- **Stated problem**
Report every line below that holds the word "this".

- **Extracted records**
○ ○ ○

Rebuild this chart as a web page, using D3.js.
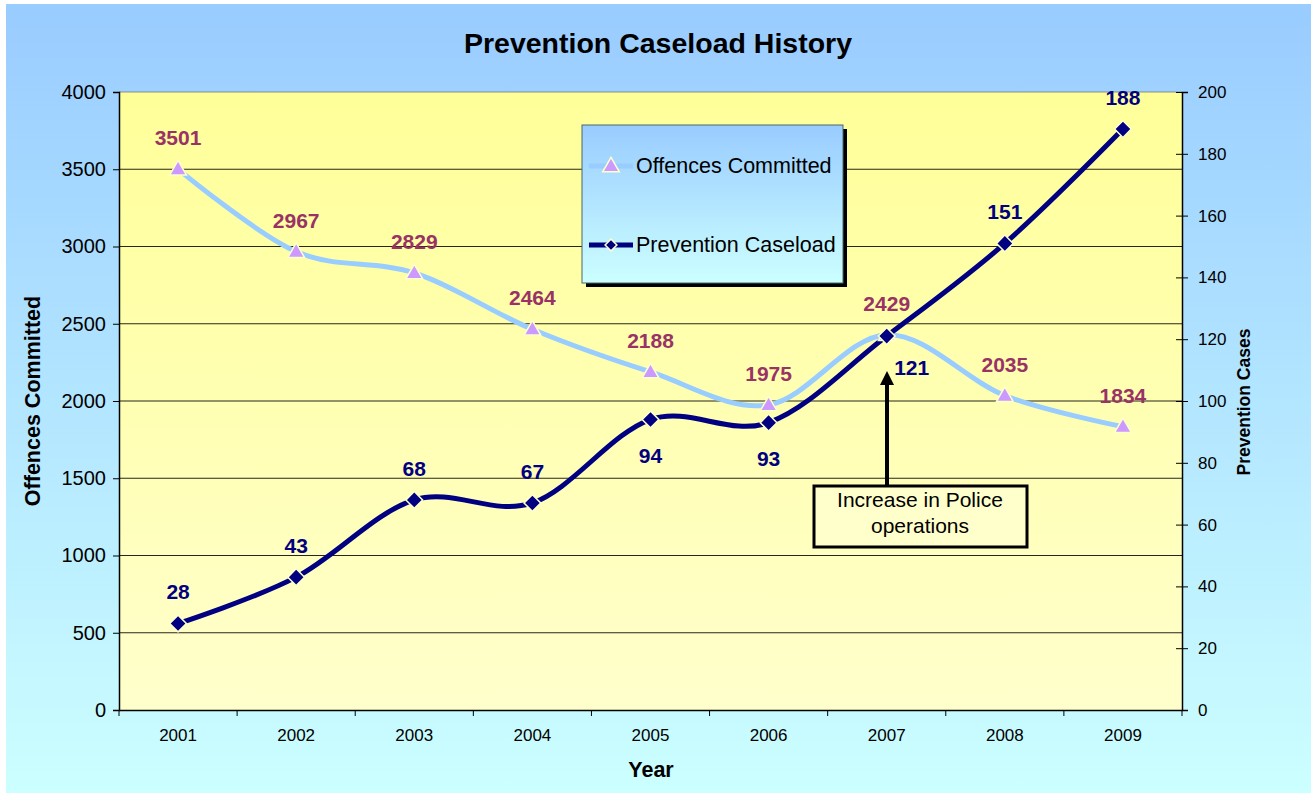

○ ○ ○

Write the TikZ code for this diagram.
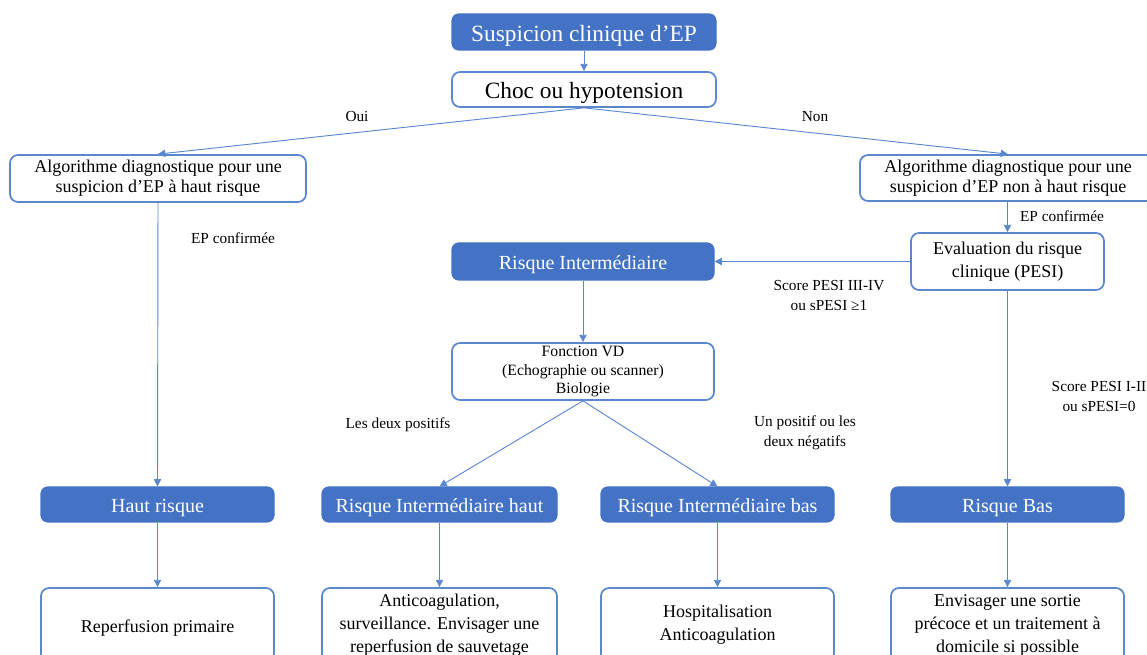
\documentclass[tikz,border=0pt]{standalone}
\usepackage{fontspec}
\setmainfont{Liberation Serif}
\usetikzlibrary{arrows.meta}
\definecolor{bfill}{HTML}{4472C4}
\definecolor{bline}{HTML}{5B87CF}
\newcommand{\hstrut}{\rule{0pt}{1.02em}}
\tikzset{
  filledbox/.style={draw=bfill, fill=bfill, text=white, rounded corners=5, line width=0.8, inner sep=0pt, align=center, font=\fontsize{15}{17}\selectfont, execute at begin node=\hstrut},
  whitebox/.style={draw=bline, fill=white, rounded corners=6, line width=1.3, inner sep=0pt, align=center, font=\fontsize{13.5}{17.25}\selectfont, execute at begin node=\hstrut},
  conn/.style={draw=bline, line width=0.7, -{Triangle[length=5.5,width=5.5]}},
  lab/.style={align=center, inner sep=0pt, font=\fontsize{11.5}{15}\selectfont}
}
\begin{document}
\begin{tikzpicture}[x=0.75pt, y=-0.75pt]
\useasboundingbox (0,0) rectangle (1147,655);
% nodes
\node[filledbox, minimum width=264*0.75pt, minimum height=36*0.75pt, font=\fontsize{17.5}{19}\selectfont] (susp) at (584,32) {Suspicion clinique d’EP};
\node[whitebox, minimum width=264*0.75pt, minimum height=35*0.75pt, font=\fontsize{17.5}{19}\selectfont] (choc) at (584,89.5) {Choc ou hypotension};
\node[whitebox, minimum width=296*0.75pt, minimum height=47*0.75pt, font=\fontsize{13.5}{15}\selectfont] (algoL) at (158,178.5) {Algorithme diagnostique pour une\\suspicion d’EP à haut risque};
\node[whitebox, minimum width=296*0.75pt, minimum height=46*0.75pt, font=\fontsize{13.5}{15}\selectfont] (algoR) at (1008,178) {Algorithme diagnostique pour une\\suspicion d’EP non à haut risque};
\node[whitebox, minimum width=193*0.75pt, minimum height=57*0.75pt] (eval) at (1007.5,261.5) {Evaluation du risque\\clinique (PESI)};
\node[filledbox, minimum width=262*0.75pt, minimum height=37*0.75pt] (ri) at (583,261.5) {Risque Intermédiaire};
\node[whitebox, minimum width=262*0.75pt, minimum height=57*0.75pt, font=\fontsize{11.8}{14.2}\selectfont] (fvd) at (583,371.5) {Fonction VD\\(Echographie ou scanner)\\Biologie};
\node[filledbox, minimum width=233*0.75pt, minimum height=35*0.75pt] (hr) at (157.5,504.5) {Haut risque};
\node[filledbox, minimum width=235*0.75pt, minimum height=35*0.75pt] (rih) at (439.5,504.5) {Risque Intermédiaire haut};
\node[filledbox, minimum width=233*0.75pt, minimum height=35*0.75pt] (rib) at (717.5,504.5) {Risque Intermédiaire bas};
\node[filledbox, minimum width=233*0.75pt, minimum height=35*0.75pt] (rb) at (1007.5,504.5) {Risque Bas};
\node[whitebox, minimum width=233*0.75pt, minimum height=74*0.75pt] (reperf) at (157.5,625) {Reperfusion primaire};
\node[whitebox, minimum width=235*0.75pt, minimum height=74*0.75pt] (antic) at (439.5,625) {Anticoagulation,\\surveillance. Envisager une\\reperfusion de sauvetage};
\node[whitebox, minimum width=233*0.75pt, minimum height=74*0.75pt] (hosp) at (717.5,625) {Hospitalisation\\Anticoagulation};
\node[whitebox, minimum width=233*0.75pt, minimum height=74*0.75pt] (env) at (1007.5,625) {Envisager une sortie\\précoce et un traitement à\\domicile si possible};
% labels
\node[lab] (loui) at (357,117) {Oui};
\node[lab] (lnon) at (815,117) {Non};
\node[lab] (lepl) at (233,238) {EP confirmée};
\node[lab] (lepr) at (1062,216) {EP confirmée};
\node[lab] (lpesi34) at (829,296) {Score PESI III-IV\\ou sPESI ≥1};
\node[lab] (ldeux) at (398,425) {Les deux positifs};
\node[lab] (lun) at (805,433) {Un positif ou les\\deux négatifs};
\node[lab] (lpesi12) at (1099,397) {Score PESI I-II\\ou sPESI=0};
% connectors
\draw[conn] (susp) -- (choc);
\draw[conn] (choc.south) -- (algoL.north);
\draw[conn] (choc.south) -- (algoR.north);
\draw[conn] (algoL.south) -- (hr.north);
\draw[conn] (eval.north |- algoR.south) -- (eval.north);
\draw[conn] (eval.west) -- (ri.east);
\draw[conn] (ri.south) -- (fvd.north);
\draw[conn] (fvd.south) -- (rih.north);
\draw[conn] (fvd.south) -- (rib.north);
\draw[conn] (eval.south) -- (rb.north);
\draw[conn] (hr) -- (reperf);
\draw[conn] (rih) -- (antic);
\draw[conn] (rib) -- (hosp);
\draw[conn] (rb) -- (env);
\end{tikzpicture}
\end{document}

○ ○ ○

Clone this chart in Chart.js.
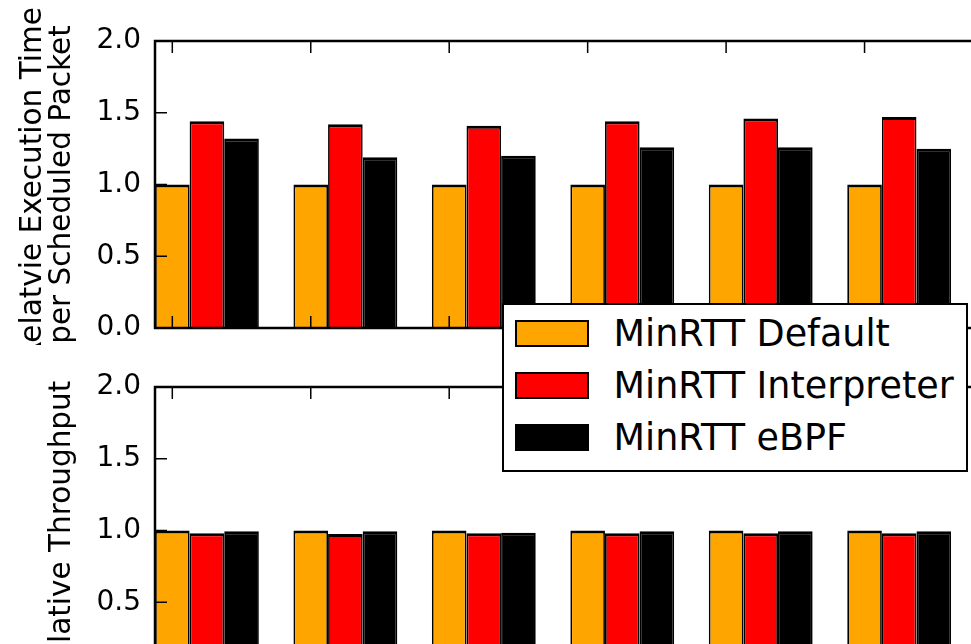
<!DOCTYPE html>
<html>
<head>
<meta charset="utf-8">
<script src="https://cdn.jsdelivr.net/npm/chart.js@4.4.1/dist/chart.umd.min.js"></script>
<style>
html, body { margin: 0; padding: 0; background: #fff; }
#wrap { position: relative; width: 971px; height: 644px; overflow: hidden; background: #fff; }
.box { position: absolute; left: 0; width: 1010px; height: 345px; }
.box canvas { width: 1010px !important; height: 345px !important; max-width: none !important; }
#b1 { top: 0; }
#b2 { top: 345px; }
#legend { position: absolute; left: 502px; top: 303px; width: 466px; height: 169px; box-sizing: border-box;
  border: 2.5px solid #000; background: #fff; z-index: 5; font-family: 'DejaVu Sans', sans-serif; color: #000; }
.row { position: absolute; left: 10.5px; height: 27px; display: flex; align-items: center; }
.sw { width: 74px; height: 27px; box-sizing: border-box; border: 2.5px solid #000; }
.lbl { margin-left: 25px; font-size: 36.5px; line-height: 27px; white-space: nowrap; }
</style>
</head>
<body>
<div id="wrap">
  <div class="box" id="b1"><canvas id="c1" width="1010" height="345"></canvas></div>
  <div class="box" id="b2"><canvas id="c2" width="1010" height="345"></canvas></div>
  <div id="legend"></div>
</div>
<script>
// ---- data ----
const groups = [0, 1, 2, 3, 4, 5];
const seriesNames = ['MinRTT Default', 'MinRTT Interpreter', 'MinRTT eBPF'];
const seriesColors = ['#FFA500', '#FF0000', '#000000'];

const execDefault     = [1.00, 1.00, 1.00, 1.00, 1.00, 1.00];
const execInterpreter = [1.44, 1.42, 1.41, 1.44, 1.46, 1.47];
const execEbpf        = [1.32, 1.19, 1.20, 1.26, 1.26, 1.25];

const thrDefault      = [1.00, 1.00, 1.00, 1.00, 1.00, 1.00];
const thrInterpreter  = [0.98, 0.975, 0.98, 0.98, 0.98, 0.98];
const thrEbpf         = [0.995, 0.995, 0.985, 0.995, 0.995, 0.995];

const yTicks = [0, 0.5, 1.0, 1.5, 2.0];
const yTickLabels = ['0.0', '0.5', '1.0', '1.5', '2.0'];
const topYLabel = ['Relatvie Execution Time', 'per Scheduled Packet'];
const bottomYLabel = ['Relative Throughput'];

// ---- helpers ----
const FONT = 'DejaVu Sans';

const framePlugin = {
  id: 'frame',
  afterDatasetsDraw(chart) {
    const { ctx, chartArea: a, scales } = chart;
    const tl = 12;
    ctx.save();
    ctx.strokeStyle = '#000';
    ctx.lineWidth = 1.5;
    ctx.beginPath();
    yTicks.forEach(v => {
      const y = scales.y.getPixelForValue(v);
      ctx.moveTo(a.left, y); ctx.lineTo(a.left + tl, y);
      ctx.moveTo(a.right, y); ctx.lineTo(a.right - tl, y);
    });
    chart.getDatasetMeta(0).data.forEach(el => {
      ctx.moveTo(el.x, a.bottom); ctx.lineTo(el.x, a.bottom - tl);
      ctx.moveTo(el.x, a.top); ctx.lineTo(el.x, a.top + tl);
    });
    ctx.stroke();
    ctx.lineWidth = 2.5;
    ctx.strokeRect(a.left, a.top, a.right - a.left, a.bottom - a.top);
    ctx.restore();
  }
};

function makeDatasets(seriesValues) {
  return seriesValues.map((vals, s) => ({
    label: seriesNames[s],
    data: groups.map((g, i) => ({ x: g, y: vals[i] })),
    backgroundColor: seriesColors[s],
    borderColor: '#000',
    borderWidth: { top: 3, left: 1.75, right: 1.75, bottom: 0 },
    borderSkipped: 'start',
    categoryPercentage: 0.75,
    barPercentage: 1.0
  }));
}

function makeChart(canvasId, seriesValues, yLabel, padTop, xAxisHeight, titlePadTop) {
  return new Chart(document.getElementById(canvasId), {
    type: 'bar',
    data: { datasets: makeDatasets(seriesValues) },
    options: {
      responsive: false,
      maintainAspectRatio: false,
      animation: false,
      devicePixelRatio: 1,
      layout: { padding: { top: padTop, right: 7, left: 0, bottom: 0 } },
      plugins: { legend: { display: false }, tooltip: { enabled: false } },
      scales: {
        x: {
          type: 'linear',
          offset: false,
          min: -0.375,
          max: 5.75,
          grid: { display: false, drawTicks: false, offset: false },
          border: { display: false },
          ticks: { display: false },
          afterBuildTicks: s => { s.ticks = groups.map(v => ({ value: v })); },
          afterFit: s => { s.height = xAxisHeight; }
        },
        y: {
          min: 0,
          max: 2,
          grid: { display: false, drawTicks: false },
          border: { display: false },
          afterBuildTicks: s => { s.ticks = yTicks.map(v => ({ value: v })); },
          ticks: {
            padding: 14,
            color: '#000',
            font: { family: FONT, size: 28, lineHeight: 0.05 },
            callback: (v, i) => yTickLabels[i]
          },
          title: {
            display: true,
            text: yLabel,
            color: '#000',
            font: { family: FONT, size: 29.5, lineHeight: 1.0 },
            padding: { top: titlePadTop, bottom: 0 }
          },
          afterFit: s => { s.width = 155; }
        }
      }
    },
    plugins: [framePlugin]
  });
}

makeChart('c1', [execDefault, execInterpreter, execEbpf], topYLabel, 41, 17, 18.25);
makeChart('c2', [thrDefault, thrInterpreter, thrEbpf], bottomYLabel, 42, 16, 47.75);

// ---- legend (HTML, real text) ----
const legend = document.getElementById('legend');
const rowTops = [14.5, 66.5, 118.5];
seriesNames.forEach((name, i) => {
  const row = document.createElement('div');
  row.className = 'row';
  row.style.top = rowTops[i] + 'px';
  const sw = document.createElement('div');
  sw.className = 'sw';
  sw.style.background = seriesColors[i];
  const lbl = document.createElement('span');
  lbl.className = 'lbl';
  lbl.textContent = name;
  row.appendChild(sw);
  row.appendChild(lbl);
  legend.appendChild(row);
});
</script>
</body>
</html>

○ ○ ○

- **Complete output**
Rebuild this chart as a web page, using D3.js.
Write the TikZ code for this diagram.
Clone this chart in Chart.js.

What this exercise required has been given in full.